I was driving around thinking about how I could explain how I felt about connection, and Matthew 25:45 came into my head. (Well, to be honest, the story came into my mind, and I googled where it came from when I got home.) Jesus says: "Truly I tell you, whatever you did not do for one of the least of these, you did not do for me." I think this was my first introduction to connection. I understand this verse to mean that we shouldn't pick and choose who we do nice or crappy things to, because we're all affected by it in the end. It's the true meaning of integrity. We should act kind, generous, loving and compassionate to everyone, no matter who is watching or what our own personal judgement or agenda may be. I'll be real with you... I've got a bad habit of judging others as a knee-jerk reaction. And this idea of connection, really reminds me that first off I have no right to judge anyone, including myself, but also that I truly want to give to others the love that I myself yearn for... unconditional love. Everyone deserves it. Everyone.

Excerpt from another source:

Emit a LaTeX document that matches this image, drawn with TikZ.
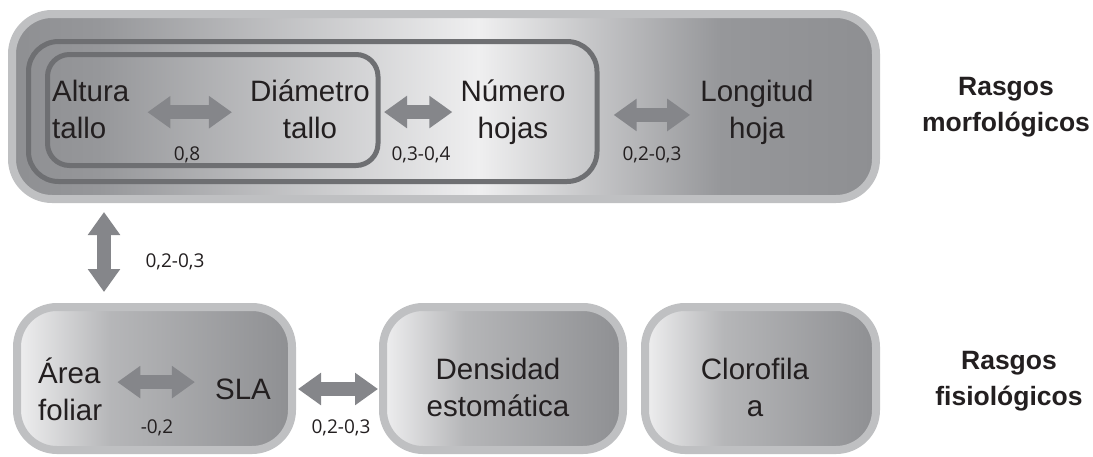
\documentclass[tikz,border=0pt]{standalone}
\usepackage{fontspec}
\setmainfont{Liberation Sans}
\newfontfamily\coeffont{Open Sans}
\usetikzlibrary{arrows.meta,positioning,calc}

\definecolor{rimgray}{HTML}{BFC0C2}
\definecolor{framegray}{HTML}{6E6F72}
\definecolor{arrowgray}{HTML}{85868A}
\definecolor{inkgray}{HTML}{231F20}
\definecolor{shadedark}{HTML}{8E8F92}
\definecolor{shademid}{HTML}{96979A}
\definecolor{shadelight}{HTML}{EFEFF0}

% shadings of the panels (path is mapped on 25bp..75bp)
\pgfdeclarehorizontalshading{morfshade}{100bp}{color(0bp)=(shadedark); color(25bp)=(shadedark);
  color(30bp)=(shademid); color(52bp)=(shadelight); color(66bp)=(shademid); color(75bp)=(shadedark); color(100bp)=(shadedark)}
\pgfdeclarehorizontalshading{fisioshade}{100bp}{color(0bp)=(shadelight); color(25bp)=(shadelight);
  color(42bp)=(shademid!70!white); color(75bp)=(shadedark); color(100bp)=(shadedark)}

\begin{document}
\begin{tikzpicture}[x=1pt, y=-1pt,
    trait/.style={font=\fontsize{29.5}{36.5}\selectfont, text=inkgray, align=center, inner sep=0pt},
    group/.style={font=\bfseries\fontsize{26.5}{36}\selectfont, text=inkgray, align=center, inner sep=0pt},
    coef/.style={font=\coeffont\fontsize{19}{24}\selectfont, text=inkgray, inner sep=0pt},
    panel/.style={draw=rimgray, line width=8pt, rounded corners=40pt, shade, inner sep=0pt},
    frame/.style={draw=framegray, line width=5pt},
    link/.style={draw=arrowgray, line width=14pt, {Triangle[length=23pt,width=31pt]}-{Triangle[length=23pt,width=31pt]}}]

    \useasboundingbox (0,0) rectangle (1093,456);

    % Panels
    \node[panel, shading=morfshade, minimum width=864pt, minimum height=185pt] (morfpanel) at (444,106.5) {};
    \node[panel, shading=fisioshade, minimum width=275pt, minimum height=143pt] (leafpanel) at (154.5,378.5) {};
    \node[panel, shading=fisioshade, minimum width=240pt, minimum height=143pt] (stomapanel) at (503,378.5) {};
    \node[panel, shading=fisioshade, minimum width=231pt, minimum height=143pt] (chloropanel) at (760.5,378.5) {};

    % Frames of the morphological group
    \draw[frame, rounded corners=30pt] (28.5,41.5) rectangle (597,181.5);
    \draw[frame, rounded corners=22pt] (47.5,54.5) rectangle (378,165.5);

    % Traits (base = baseline of the last line)
    \node[trait, align=left, anchor=base west] (altura) at (52,138) {Altura\\tallo};
    \node[trait, anchor=base] (diametro) at (310,138) {Diámetro\\tallo};
    \node[trait, anchor=base] (numero) at (513,138) {Número\\hojas};
    \node[trait, anchor=base] (longitud) at (757,138) {Longitud\\hoja};
    \node[trait, align=left, anchor=base west] (area) at (38,420) {Área\\foliar};
    \node[trait, anchor=base] (sla) at (243,399) {SLA};
    \node[trait, anchor=base] (densidad) at (498,416) {Densidad\\estomática};
    \node[trait, anchor=base] (clorofila) at (755,416) {Clorofila\\a};

    % Groups
    \node[group, anchor=base] (morfo) at (1006,131) {Rasgos\\morfológicos};
    \node[group, anchor=base] (fisio) at (1009,405) {Rasgos\\fisiológicos};

    % Correlations
    \draw[link, shorten <=18pt, shorten >=18pt] ([yshift=-3pt]altura.east) -- ([yshift=-3pt]altura.east -| diametro.west);
    \draw[link, shorten <=14pt, shorten >=8pt] ([yshift=-3pt]diametro.east) -- ([yshift=-3pt]diametro.east -| numero.west);
    \draw[link, shorten <=48pt, shorten >=10pt] ([yshift=-3pt]numero.east) -- ([yshift=-3pt]numero.east -| longitud.west);
    \draw[link, shorten <=9pt, shorten >=11pt] ([xshift=96pt]morfpanel.south west) -- ([xshift=96pt]morfpanel.south west |- leafpanel.north);
    \draw[link, shorten <=15pt, shorten >=20pt] ([yshift=7pt]area.east) -- ([yshift=7pt]area.east -| sla.west);
    \draw[link, shorten <=2pt, shorten >=1pt] ([yshift=-10.5pt]leafpanel.east) -- ([yshift=-10.5pt]stomapanel.west);

    \node[coef] (c1) at (187,155) {0,8};
    \node[coef] (c2) at (421,155) {0,3-0,4};
    \node[coef] (c3) at (652,155) {0,2-0,3};
    \node[coef] (c4) at (175,262) {0,2-0,3};
    \node[coef] (c5) at (157,428) {-0,2};
    \node[coef] (c6) at (341,428) {0,2-0,3};

\end{tikzpicture}
\end{document}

I also love the concept of namaste that the yogis have taught me. Deepak Singh, a writer who grew up in India says: "[Namaste] is the equivalent of hello, but with an element of respect." It is a gesture to send a message of peaceful spirituality to the universe in the hopes of receiving a positive message back. Fun fact: Because of the religion I was raised in, I wasn't allowed to practice yoga because of the "religious" beginnings from the Vedic priests. I was told that saying namaste meant “the god in me bows to the god in you.” And I knew full and well I shouldn't be worshipping other "gods." So the first few times I actually tried yoga, I admittedly felt strange about this phrase, and I wouldn't mutter it, even under my breath. But the more I was taught about the practice and truly opened my mind to it, I realized that it was more about this connection idea than a worship falsity. Miami-based yogi Sara Quiriconi says: "In essence, namaste is recognizing we're all equal." So if we're all equal, then no matter the religion or race or gender or financial status or how many things we own or if we have a mental illness or addiction... we all deserve this greeting of equality, respect and compassion that this one word can bring.

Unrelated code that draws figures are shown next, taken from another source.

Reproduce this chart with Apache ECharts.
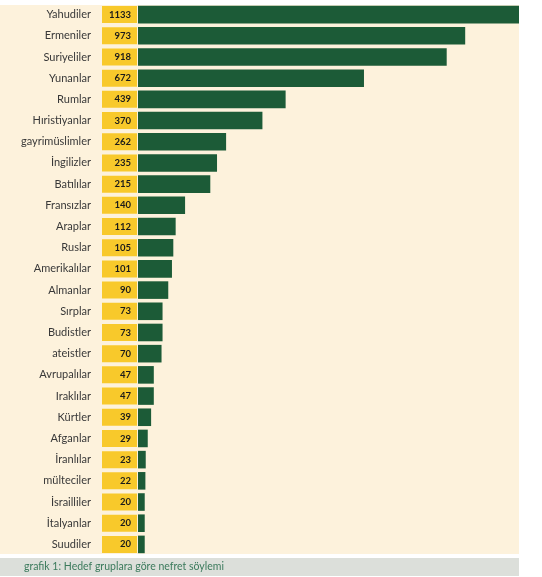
<!DOCTYPE html>
<html>
<head>
<meta charset="utf-8">
<script src="https://cdn.jsdelivr.net/npm/echarts@6/dist/echarts.min.js"></script>
<style>
  html, body { margin: 0; padding: 0; background: #fff; }
  #container { width: 542px; height: 577px; }
</style>
</head>
<body>
<div id="container"></div>
<script>
// hedef gruplar, yukaridan asagiya
var groups = ['Yahudiler', 'Ermeniler', 'Suriyeliler', 'Yunanlar', 'Rumlar', 'Hıristiyanlar',
  'gayrimüslimler', 'İngilizler', 'Batılılar', 'Fransızlar', 'Araplar', 'Ruslar',
  'Amerikalılar', 'Almanlar', 'Sırplar', 'Budistler', 'ateistler', 'Avrupalılar',
  'Iraklılar', 'Kürtler', 'Afganlar', 'İranlılar', 'mülteciler', 'İsrailliler',
  'İtalyanlar', 'Suudiler'];
var counts = [1133, 973, 918, 672, 439, 370, 262, 235, 215, 140, 112, 105, 101, 90,
  73, 73, 70, 47, 47, 39, 29, 23, 22, 20, 20, 20];
var caption = 'grafik 1: Hedef gruplara göre nefret söylemi';

var dom = document.getElementById('container');
var myChart = echarts.init(dom);

var option = {
    animation: false,
    textStyle: { fontFamily: 'Lato' },
    graphic: [
        // krem panel
        { type: 'rect', z: -10, shape: { x: 0, y: 5, width: 519, height: 549 }, style: { fill: '#fdf2dc' } },
        // alt gri serit
        { type: 'rect', z: -10, shape: { x: 0, y: 558, width: 519, height: 18 }, style: { fill: '#dcdfda' } }
    ],
    title: {
        text: caption,
        left: 24,
        top: 561,
        padding: 0,
        textStyle: { fontFamily: 'Lato', fontSize: 10.5, fontWeight: 'normal', color: '#3b7a5c' }
    },
    grid: { left: 138, right: 23, top: 4, bottom: 22 },
    xAxis: {
        type: 'value',
        min: 0,
        max: 1133,
        show: false
    },
    yAxis: {
        type: 'category',
        inverse: true,
        data: groups,
        axisLine: { show: false },
        axisTick: { show: false },
        axisLabel: { margin: 47, fontSize: 11, color: '#383838', fontFamily: 'Lato' }
    },
    series: [
        {
            type: 'bar',
            data: counts,
            barCategoryGap: '17%',
            itemStyle: { color: '#1c5b37' },
            label: {
                show: true,
                position: 'left',
                distance: 1,
                backgroundColor: '#f8c92b',
                width: 29,
                height: 17,
                lineHeight: 17,
                padding: [0, 6, 0, 0],
                align: 'right',
                fontSize: 9.5,
                fontWeight: 'bold',
                fontFamily: 'Lato',
                color: '#1a1a1a'
            }
        }
    ]
};
myChart.setOption(option, true);
</script>
</body>
</html>
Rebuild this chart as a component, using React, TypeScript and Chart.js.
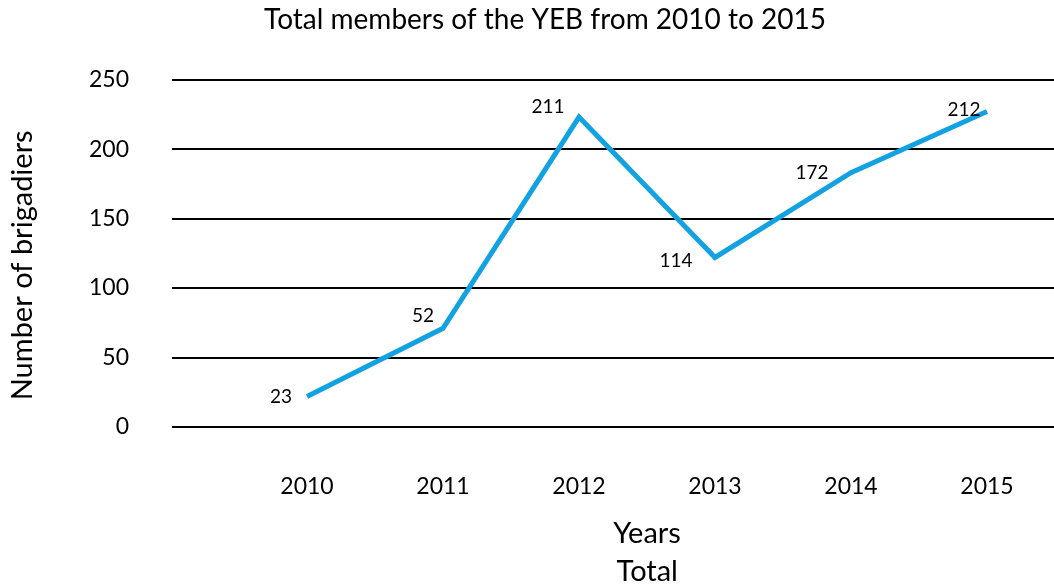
import React, { useEffect, useRef } from 'react';
import { Chart, registerables } from 'chart.js';

Chart.register(...registerables);

// ---- data ----
const YEARS = ['2010', '2011', '2012', '2013', '2014', '2015'];
const TOTAL = [22, 71, 223, 122, 183, 227];
const DATA_LABELS = ['23', '52', '211', '114', '172', '212'];
const Y_TICKS = [0, 50, 100, 150, 200, 250];
const SERIES_NAME = 'Total';
const TITLE = 'Total members of the YEB from 2010 to 2015';
const X_TITLE = 'Years';
const Y_TITLE = 'Number of brigadiers';

// ---- style ----
const FONT = "Lato, 'Open Sans', sans-serif";
const LINE_COLOR = '#12a2e2';
const GRID_COLOR = '#000000';
const TEXT_COLOR = '#000000';
const LABEL_OFFSETS: [number, number][] = [
  [-26, 0],
  [-20, -12],
  [-31, -10],
  [-39, 3],
  [-39, 0],
  [-23, -2],
];

const dataLabelPlugin = {
  id: 'dataLabels',
  afterDatasetsDraw(chart: any) {
    const meta = chart.getDatasetMeta(0);
    const ctx = chart.ctx;
    ctx.save();
    ctx.font = `19px ${FONT}`;
    ctx.fillStyle = TEXT_COLOR;
    ctx.textAlign = 'center';
    ctx.textBaseline = 'middle';
    meta.data.forEach((pt: any, i: number) => {
      const [dx, dy] = LABEL_OFFSETS[i];
      ctx.fillText(DATA_LABELS[i], pt.x + dx, pt.y + dy);
    });
    ctx.restore();
  },
};

const yTitlePlugin = {
  id: 'yTitle',
  afterDraw(chart: any) {
    const { ctx, chartArea } = chart;
    ctx.save();
    ctx.font = `29px ${FONT}`;
    ctx.fillStyle = TEXT_COLOR;
    ctx.textAlign = 'center';
    ctx.textBaseline = 'middle';
    ctx.translate(23, (chartArea.top + chartArea.bottom) / 2 + 12);
    ctx.rotate(-Math.PI / 2);
    ctx.fillText(Y_TITLE, 0, 0);
    ctx.restore();
  },
};

export default function App() {
  const ref = useRef<HTMLCanvasElement>(null);

  useEffect(() => {
    const canvas = ref.current;
    if (!canvas) return;
    const chart = new Chart(canvas, {
      type: 'line',
      data: {
        labels: YEARS,
        datasets: [
          {
            label: SERIES_NAME,
            data: TOTAL,
            borderColor: LINE_COLOR,
            backgroundColor: LINE_COLOR,
            borderWidth: 5,
            pointRadius: 0,
            pointHoverRadius: 0,
            tension: 0,
            fill: false,
            yAxisID: 'y',
          },
        ],
      },
      options: {
        animation: false,
        responsive: false,
        devicePixelRatio: 1,
        events: [],
        layout: { padding: 0 },
        scales: {
          x: {
            type: 'category',
            offset: true,
            grid: { display: false, drawTicks: false },
            border: { display: false },
            afterFit: (s: any) => {
              s.height = 130;
            },
            ticks: {
              font: { family: FONT, size: 23 },
              color: TEXT_COLOR,
              padding: 46,
              maxRotation: 0,
              autoSkip: false,
            },
            title: {
              display: true,
              text: X_TITLE,
              font: { family: FONT, size: 29 },
              color: TEXT_COLOR,
              padding: { top: 0, bottom: 6 },
            },
          },
          y: {
            type: 'linear',
            position: 'left',
            min: 0,
            max: 250,
            afterBuildTicks: (s: any) => {
              s.ticks = Y_TICKS.map((v) => ({ value: v }));
            },
            afterFit: (s: any) => {
              s.width = 239;
            },
            grid: {
              color: GRID_COLOR,
              lineWidth: 2,
              drawTicks: true,
              tickLength: 67,
              tickWidth: 2,
              tickColor: GRID_COLOR,
            },
            border: { display: false },
            ticks: {
              font: { family: FONT, size: 23 },
              color: TEXT_COLOR,
              padding: 43,
            },
            title: { display: false, text: Y_TITLE },
          },
          y2: {
            type: 'linear',
            position: 'right',
            min: 0,
            max: 250,
            afterBuildTicks: (s: any) => {
              s.ticks = Y_TICKS.map((v) => ({ value: v }));
            },
            grid: {
              drawOnChartArea: false,
              drawTicks: true,
              tickLength: 35,
              tickWidth: 2,
              tickColor: GRID_COLOR,
              color: GRID_COLOR,
            },
            border: { display: false },
            ticks: { display: false },
          },
        },
        plugins: {
          title: {
            display: true,
            text: TITLE,
            font: { family: FONT, size: 28, weight: 'normal' },
            color: TEXT_COLOR,
            padding: { top: 3, bottom: 43 },
          },
          legend: {
            display: true,
            position: 'bottom',
            fullSize: false,
            labels: {
              boxWidth: -14,
              boxHeight: 0,
              padding: 0,
              font: { family: FONT, size: 29 },
              color: TEXT_COLOR,
              generateLabels: (c: any) =>
                c.data.datasets.map((d: any, i: number) => ({
                  text: d.label,
                  fillStyle: 'rgba(0,0,0,0)',
                  strokeStyle: 'rgba(0,0,0,0)',
                  lineWidth: 0,
                  fontColor: TEXT_COLOR,
                  datasetIndex: i,
                  hidden: false,
                })),
            },
          },
          tooltip: { enabled: false },
        },
      },
      plugins: [dataLabelPlugin, yTitlePlugin],
    });
    return () => chart.destroy();
  }, []);

  return (
    <div
      style={{
        position: 'fixed',
        left: 0,
        top: 0,
        width: 1054,
        height: 586,
        overflow: 'hidden',
        background: '#fff',
      }}
    >
      <canvas ref={ref} width={1090} height={596} style={{ display: 'block' }} />
    </div>
  );
}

One of my personal favorite geniuses, Leonardo da Vinci is quoted to have said: "Learn how to see. Realize that everything connects to everything else." If you aren't familiar with his works, visit this page for an overview of his inventions. His understanding of connection, not only brought about amazing sculptures, art and inventions... but truly lead a way of outside of traditional thinking. There's even a book called How To Think Like Leonardo da Vinci written by Michael J. Gelb.

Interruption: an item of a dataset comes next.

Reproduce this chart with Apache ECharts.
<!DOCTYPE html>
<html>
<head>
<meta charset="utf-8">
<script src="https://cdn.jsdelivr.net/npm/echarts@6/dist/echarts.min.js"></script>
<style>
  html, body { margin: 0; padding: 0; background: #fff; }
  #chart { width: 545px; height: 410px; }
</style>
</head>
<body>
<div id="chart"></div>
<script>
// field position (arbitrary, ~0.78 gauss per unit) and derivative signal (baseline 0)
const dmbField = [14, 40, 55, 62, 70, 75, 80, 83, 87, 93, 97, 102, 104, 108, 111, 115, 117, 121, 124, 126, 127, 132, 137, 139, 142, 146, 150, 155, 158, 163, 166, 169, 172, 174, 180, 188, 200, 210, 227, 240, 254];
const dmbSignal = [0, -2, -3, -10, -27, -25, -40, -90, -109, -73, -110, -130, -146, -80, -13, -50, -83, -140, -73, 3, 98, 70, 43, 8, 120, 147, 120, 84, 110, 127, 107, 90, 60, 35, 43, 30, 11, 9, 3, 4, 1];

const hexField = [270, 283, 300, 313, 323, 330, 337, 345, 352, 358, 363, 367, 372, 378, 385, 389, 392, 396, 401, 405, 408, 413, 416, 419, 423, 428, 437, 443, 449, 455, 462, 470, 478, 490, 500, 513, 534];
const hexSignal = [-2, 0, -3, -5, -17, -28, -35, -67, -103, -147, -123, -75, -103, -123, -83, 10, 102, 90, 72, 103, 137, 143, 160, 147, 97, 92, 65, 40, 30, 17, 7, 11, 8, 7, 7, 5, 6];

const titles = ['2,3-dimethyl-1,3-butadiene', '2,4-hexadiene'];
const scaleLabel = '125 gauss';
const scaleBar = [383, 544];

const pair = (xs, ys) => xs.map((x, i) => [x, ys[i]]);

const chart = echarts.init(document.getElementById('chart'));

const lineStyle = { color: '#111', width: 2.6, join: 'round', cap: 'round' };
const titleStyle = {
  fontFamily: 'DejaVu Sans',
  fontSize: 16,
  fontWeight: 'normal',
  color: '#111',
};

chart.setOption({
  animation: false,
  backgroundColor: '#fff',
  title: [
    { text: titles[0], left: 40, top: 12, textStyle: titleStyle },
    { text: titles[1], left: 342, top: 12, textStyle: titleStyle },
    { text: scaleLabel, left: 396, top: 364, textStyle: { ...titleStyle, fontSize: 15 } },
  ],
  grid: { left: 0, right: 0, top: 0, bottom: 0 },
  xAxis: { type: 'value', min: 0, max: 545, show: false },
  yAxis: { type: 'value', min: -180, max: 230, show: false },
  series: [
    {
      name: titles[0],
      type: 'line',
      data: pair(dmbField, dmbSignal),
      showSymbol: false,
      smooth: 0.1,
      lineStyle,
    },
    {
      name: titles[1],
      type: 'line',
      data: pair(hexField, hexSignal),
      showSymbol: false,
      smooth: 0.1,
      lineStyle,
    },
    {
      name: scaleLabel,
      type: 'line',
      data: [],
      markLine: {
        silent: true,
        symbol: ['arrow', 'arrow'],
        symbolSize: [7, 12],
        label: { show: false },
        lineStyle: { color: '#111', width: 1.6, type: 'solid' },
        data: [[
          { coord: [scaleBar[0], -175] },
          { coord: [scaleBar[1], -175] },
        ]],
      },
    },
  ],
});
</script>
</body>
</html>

You might know American astrophysicist, Neil deGrasse Tyson from PBS's NOVA ScienceNow or Cosmos: A Spacetime Odyssey. My favorite quote from him is: “We are all connected; To each other, biologically. To the earth, chemically. To the rest of the universe atomically.” I love how he starts it at our level and breaks it down to one of the smallest components in the universe. Last week at my therapy session, my therapist told me about this experiment where they isolated particles in different locations and proved that they were still connected even though they were separated. Einstein was said to be the first to dabble in this particular theory which is now called Quantum Entanglement. (I've listed a couple of articles for browsing about this subject below.) In a lot of ways my brain thinks this is completely nuts and in other ways it completely makes sense.
Today, being Overdose Awareness Day, I think this idea of connection hits me even harder. You see, I was raised to look down upon those who were addicts. Derogatory names such as "junkie" and "alcoholic" were thrown around with such disdain, whereas now those words make me cringe with hurt and sorrow. I know now through my own personal experience from abusing alcohol as well as seeing people I care about hurt themselves and others with their use of alcohol or drugs, that compassion above all else is needed. I've shared the TedTalk on my Facebook page many times, but the important quote will always linger when I talk about addiction:
"The opposite of addiction is connection."
Can you please sit with that thought for a bit? Let it sink in to your soul. If all the mega-minds of the world that I've listed above can sit there and tell us that we are all connected, and that we need to open our eyes to see this... then I can only deduce that if we can act upon being connected, then addiction will become a thing of the past. If we can stop tearing each other apart, putting each other down, or lifting ourselves above others... maybe, just maybe there's a chance we can save a life. Maybe there's a chance we can make a difference and start a shift in this world back to love; back to the things that truly matter. There is so much hatred and judgement in this world, some days it's hard to focus on the good. But the more that I do... the more I read my bible, the more I pray, the more I talk to others about important things, the more I truly act of pure heart and a loving manner... the more I crave it and the more I want others to taste it too.
Peace & Grace be with you.
I dedicate this post to all those suffering today and to all those we have lost to addiction.